Now, anyone with half a brain would say that disclosing
that
document was game, set and match to us. It categorically proved that Western Digital
knew
the drives they'd sold us were crap. Common sense should tell you that at that point, our lawyers should have stood up and said, 'Right, that's it, case over. Can the jury now please focus on the damage Western Digital has caused Amstrad?'

But no. The case continued for another two weeks, with people like Cliff Lawson and Mike Ray having to give evidence. Then the lawyer acting for Western Digital stood up and made his final speech, which was basically this: 'You have heard from this guy, Alan Sugar. He is a multi-millionaire from England, worth in the region of a billion dollars. Western Digital is a local company from Orange County, on hard times, employing fifteen hundred of your fellow townsfolk. Do you think it is right that Alan Sugar should get any money from this company?'

This final summation was outrageous. It wasn't
Alan Sugar
bringing an action, it was Amstrad the corporation bringing an action on behalf of its shareholders. It was no different than, for example, if Microsoft were to take someone to court for copying their software and the defence argued that the offender should be let off because Bill Gates is a multi-billionaire. However, that was the summation this guy made.

I wasn't at the trial when it finished and the jury was sent away. If I were, I would have gone bananas. When I read the transcript of what went on, I asked my lawyers why they didn't stand up and object to this rubbish and focus the jury on the memo and remind them what the case was about. They were bloody useless. The guy defending Western Digital was in a different class - he avoided all the technical stuff and brushed it under the carpet.

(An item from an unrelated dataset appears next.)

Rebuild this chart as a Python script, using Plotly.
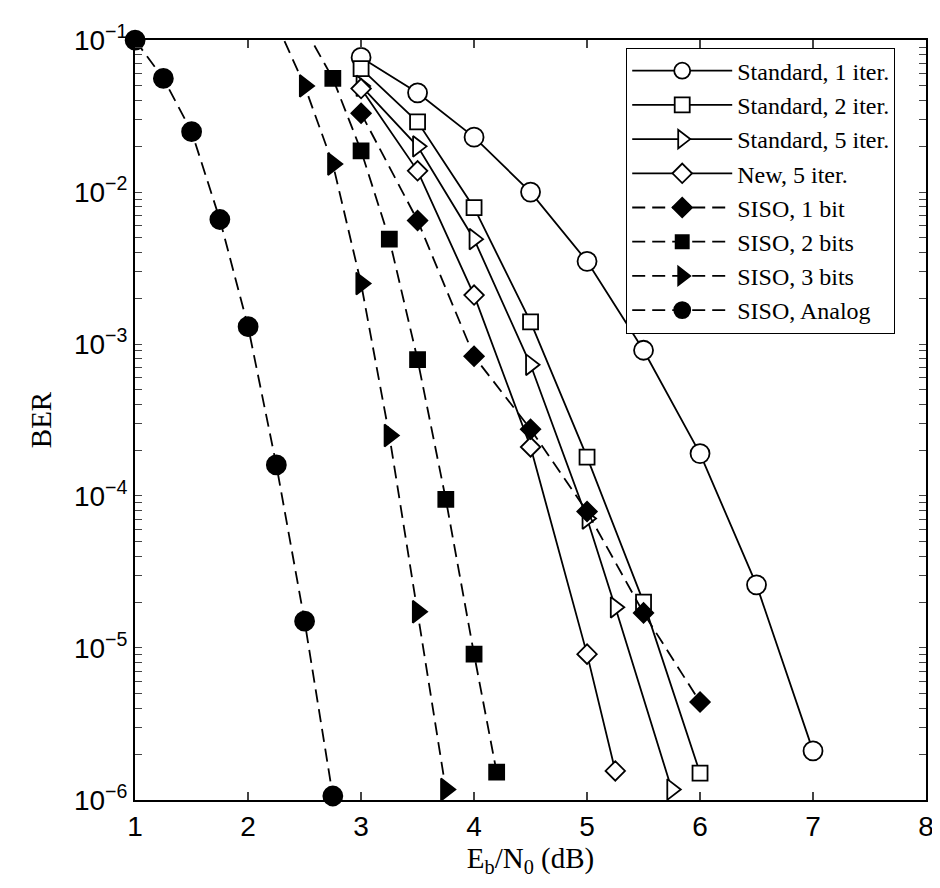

Initially, the jury came back hung, which was bad news. They were sent away again by the judge to make a final decision, which was: Western Digital had no case to answer.

All the weeks of pleading with the jury and showing them details of how Western Digital had shipped us junk, and all the technical explanations from the engineers we'd flown over from England were a total waste of time. At the end of the day the record book will show that Western Digital won the case. So maybe they would argue this means there was nothing wrong with
their drives. However, the record and transcripts of the case will also show we disclosed papers that any reasonable person would interpret as showing that some Western employees believed we were sold duff drives. Anyway, it seems this is what's called a home victory decided by a jury of local townsfolk whose decision was based not on technical facts, but on good old-fashioned loyalty. The twelve jurors were sympathetic towards the then ailing Western Digital company and were worried about the employees being out of work. That's the American judicial system for you. You can understand why someone like O. J. Simpson got off scot-free.